Register your brand comprehensively by trademarking your brand name through appropriate national or international registration, securing domains containing your trademarks before cybersquatters do, and registering your brand across multiple TLDs (.com, .net, .org, and any industry-specific extensions).

Monitor domain registrations continuously using alert services that notify you when domains similar to yours are registered. Acting quickly when you discover potential cybersquatting improves your position—delays may be interpreted as acquiescence.

Maintain UDRP readiness by keeping trademark registration documents accessible, documenting ongoing trademark use with dated evidence, and maintaining records of when and how you've used your trademark in commerce. This evidence is essential if you ever need to file a UDRP complaint.

Domain resellers have complicated UDRP analysis. Some registrants legitimately buy and sell generic domains as a business, and UDRP panels have become more careful to distinguish genuine bad faith cybersquatting from legitimate domain investment. Simply owning a domain that a trademark holder wants doesn't automatically constitute bad faith.

UDRP-proof strategies have emerged as sophisticated cybersquatters claim legitimate uses to avoid UDRP. However, arbitrators have become increasingly skeptical of transparent schemes where the claimed legitimate use is clearly pretextual. Panels now look beyond surface claims to assess actual intent.

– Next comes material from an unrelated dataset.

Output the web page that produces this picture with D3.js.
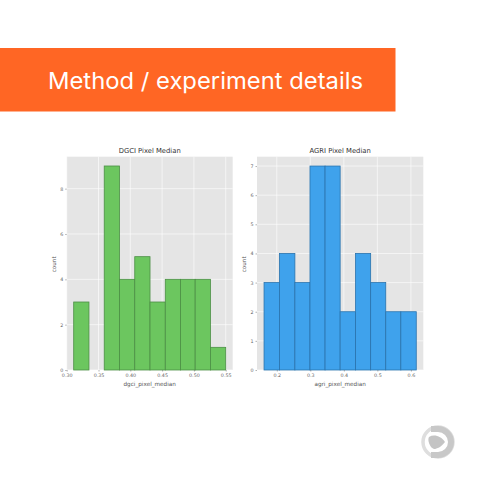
<!DOCTYPE html>
<html>
<head>
<meta charset="utf-8">
<script src="https://cdn.jsdelivr.net/npm/d3@7"></script>
<style>
  html, body { margin: 0; padding: 0; background: #fff; }
  svg { display: block; }
  text { font-family: "DejaVu Sans", sans-serif; }
</style>
</head>
<body>
<svg id="chart" width="480" height="480"></svg>
<script>
// DGCI histogram
const dgciEdges = [0.311, 0.335, 0.359, 0.383, 0.407, 0.431, 0.455, 0.479, 0.502, 0.526, 0.55];
const dgciCounts = [3, 0, 9, 4, 5, 3, 4, 4, 4, 1];
const dgciTicks = [0.30, 0.35, 0.40, 0.45, 0.50, 0.55];
const dgciCountTicks = [0, 2, 4, 6, 8];

// AGRI histogram
const agriEdges = [0.162, 0.208, 0.254, 0.299, 0.344, 0.389, 0.435, 0.48, 0.525, 0.57, 0.616];
const agriCounts = [3, 4, 3, 7, 7, 2, 4, 3, 2, 2];
const agriTicks = [0.2, 0.3, 0.4, 0.5, 0.6];
const agriCountTicks = [0, 1, 2, 3, 4, 5, 6, 7];

const svg = d3.select("#chart");

// Banner
svg.append("rect")
  .attr("x", 0).attr("y", 48)
  .attr("width", 395.5).attr("height", 63.5)
  .attr("fill", "#ff6624");

svg.append("text")
  .attr("x", 48).attr("y", 88.5)
  .attr("textLength", 315)
  .attr("lengthAdjust", "spacingAndGlyphs")
  .style("font-family", "Inter, sans-serif")
  .style("font-size", "22.5px")
  .attr("fill", "#fff")
  .text("Method / experiment details");

function drawHist(opts) {
  const left = opts.left, right = opts.right, top = 156.7, bottom = 370;

  const x = d3.scaleLinear().domain(opts.xDomain).range([left, right]);
  const y = d3.scaleLinear().domain([0, opts.yMax]).range([bottom, top]);

  const g = svg.append("g");

  g.append("rect")
    .attr("x", left).attr("y", top)
    .attr("width", right - left).attr("height", bottom - top)
    .attr("fill", "#e5e5e5");

  // grid
  g.selectAll(".gx").data(opts.xTicks).enter().append("line")
    .attr("class", "gx")
    .attr("x1", d => x(d)).attr("x2", d => x(d))
    .attr("y1", top).attr("y2", bottom)
    .attr("stroke", "#fff").attr("stroke-width", 0.6);
  g.selectAll(".gy").data(opts.yTicks).enter().append("line")
    .attr("class", "gy")
    .attr("x1", left).attr("x2", right)
    .attr("y1", d => y(d)).attr("y2", d => y(d))
    .attr("stroke", "#fff").attr("stroke-width", 0.6);

  // bars, empty bins are skipped
  const bins = opts.counts
    .map((c, i) => ({ count: c, x0: opts.edges[i], x1: opts.edges[i + 1] }))
    .filter(d => d.count > 0);

  g.selectAll(".bar").data(bins).enter().append("rect")
    .attr("class", "bar")
    .attr("x", d => x(d.x0))
    .attr("y", d => y(d.count))
    .attr("width", d => x(d.x1) - x(d.x0))
    .attr("height", d => bottom - y(d.count))
    .attr("fill", opts.fill)
    .attr("stroke", opts.stroke)
    .attr("stroke-width", 0.8);

  const xAxis = d3.axisBottom(x).tickValues(opts.xTicks).tickFormat(d3.format(opts.xFormat)).tickSize(1.5).tickPadding(2.2);
  const yAxis = d3.axisLeft(y).tickValues(opts.yTicks).tickFormat(d3.format("d")).tickSize(1.5).tickPadding(2);

  const ax = g.append("g").attr("transform", "translate(0," + bottom + ")").call(xAxis);
  const ay = g.append("g").attr("transform", "translate(" + left + ",0)").call(yAxis);
  [ax, ay].forEach(a => {
    a.select(".domain").remove();
    a.selectAll("line").attr("stroke", "#666").attr("stroke-width", 0.5);
    a.selectAll("text").attr("fill", "#666").style("font-size", "4.8px");
  });

  g.append("text")
    .attr("x", (left + right) / 2).attr("y", 153)
    .attr("text-anchor", "middle")
    .attr("fill", "#333")
    .style("font-size", "6.8px")
    .text(opts.title);

  g.append("text")
    .attr("x", (left + right) / 2).attr("y", 385.5)
    .attr("text-anchor", "middle")
    .attr("fill", "#555")
    .style("font-size", "5.7px")
    .text(opts.xLabel);

  g.append("text")
    .attr("transform", "translate(" + (left - 11) + "," + ((top + bottom) / 2 + 1) + ") rotate(-90)")
    .attr("text-anchor", "middle")
    .attr("fill", "#555")
    .style("font-size", "5.7px")
    .text("count");
}

drawHist({
  left: 66.7, right: 232.7,
  xDomain: [0.30, 0.561], yMax: 9.41,
  edges: dgciEdges, counts: dgciCounts,
  xTicks: dgciTicks, yTicks: dgciCountTicks, xFormat: ".2f",
  fill: "#6cc65f", stroke: "#4c8f45",
  title: "DGCI Pixel Median", xLabel: "dgci_pixel_median"
});

drawHist({
  left: 257, right: 423.3,
  xDomain: [0.141, 0.637], yMax: 7.32,
  edges: agriEdges, counts: agriCounts,
  xTicks: agriTicks, yTicks: agriCountTicks, xFormat: ".1f",
  fill: "#3fa2ec", stroke: "#2a73ad",
  title: "AGRI Pixel Median", xLabel: "agri_pixel_median"
});

// Logo, bottom right
const logo = svg.append("g").attr("transform", "translate(438,442)");
logo.append("circle").attr("r", 15).attr("fill", "#fff").attr("stroke", "#dedede").attr("stroke-width", 3.5);
logo.append("path")
  .attr("d", "M-7,-16 H0 A16,16 0 0 1 0,16 H-7 V10 H0 A10,10 0 0 0 0,-10 H-7 Z")
  .attr("fill", "#c8c8c8");
logo.append("path")
  .attr("d", "M-9,-5 C-4,-8 3,-6 7,0 C3,5 -1,7 -4,7 C-8,6 -11,-2 -9,-5 Z")
  .attr("fill", "#c4c4c4");
</script>
</body>
</html>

Brand TLDs represent a new frontier in brand protection. Major companies like Google and Amazon have registered their brand names as TLDs (.google, .amazon), eliminating the possibility of cybersquatting on domains using those extensions. While expensive to obtain and maintain, brand TLDs provide complete control over an entire namespace.

Conclusion: UDRP as Essential Brand Protection Tool

The Uniform Domain-Name Dispute-Resolution Policy provides fast, inexpensive resolution for domain disputes involving bad faith cybersquatting. Understanding what constitutes bad faith registration, what evidence you need, and what UDRP can and cannot accomplish is crucial for both trademark holders protecting their brands and registrants defending legitimate domain ownership.

While not perfect—it cannot award damages, doesn't cover country-code TLDs, and can't prevent future registrations by the same cybersquatter—UDRP has resolved thousands of disputes efficiently since 1999. It remains the primary mechanism for addressing cybersquatting on generic TLDs and should be part of every brand protection strategy.